In the language of climate change, “adaptation” refers to ways to blunt the immediate effects of extreme weather, such as building seawalls, conserving drinking water, updating building codes, and helping more people get disaster insurance. But cli-fi novels and movies can play a role by offering emotional insights into the issues we face. It's not all charts and stats. The arts can play a vital role, says Dan Bloom, curator of The Cli-Fi Report at www.cli-fi.net
But some acdemics and writers are going further, calling for what some call the “deep adaptation agenda.” For them , that means not only rapid decarbonization and storm-resistant infrastructure, but also writing and producing cli-fi novels and movies worldwide in a varity of languages.
Propelling the cli-fi movement are signs that the problem is worsening at an accelerating rate. In an article this summer in the Proceedings of the National Academy of Sciences, 666 climate scientists from around the world argued that the planet may be much closer than previously realized to locking in what they call a “hothouse” trajectory—warming of 4C or 5C (7F or 9F), “with serious challenges for the viability of human societies.”

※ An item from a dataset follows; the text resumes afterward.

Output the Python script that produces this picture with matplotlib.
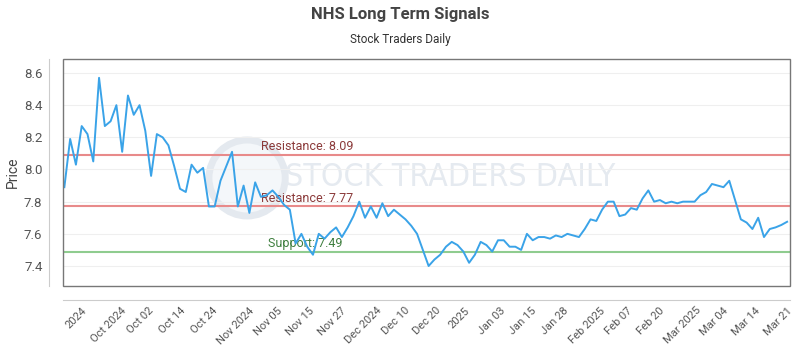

Jem Bendell, a professor at the University of Cumbria who popularized the term ''deep adaptation'' and thinks cli-fi novels can help raise awareness worldwide, calls it a mix of physical changes—pulling back from the coast, closing climate-exposed industrial facilities, planning for food rationing, letting landscapes return to their natural state—with cultural shifts such as more Hollywood cli-fi movies , and including “giving up expectations for certain types of consumption” and learning to rely more on the people around us.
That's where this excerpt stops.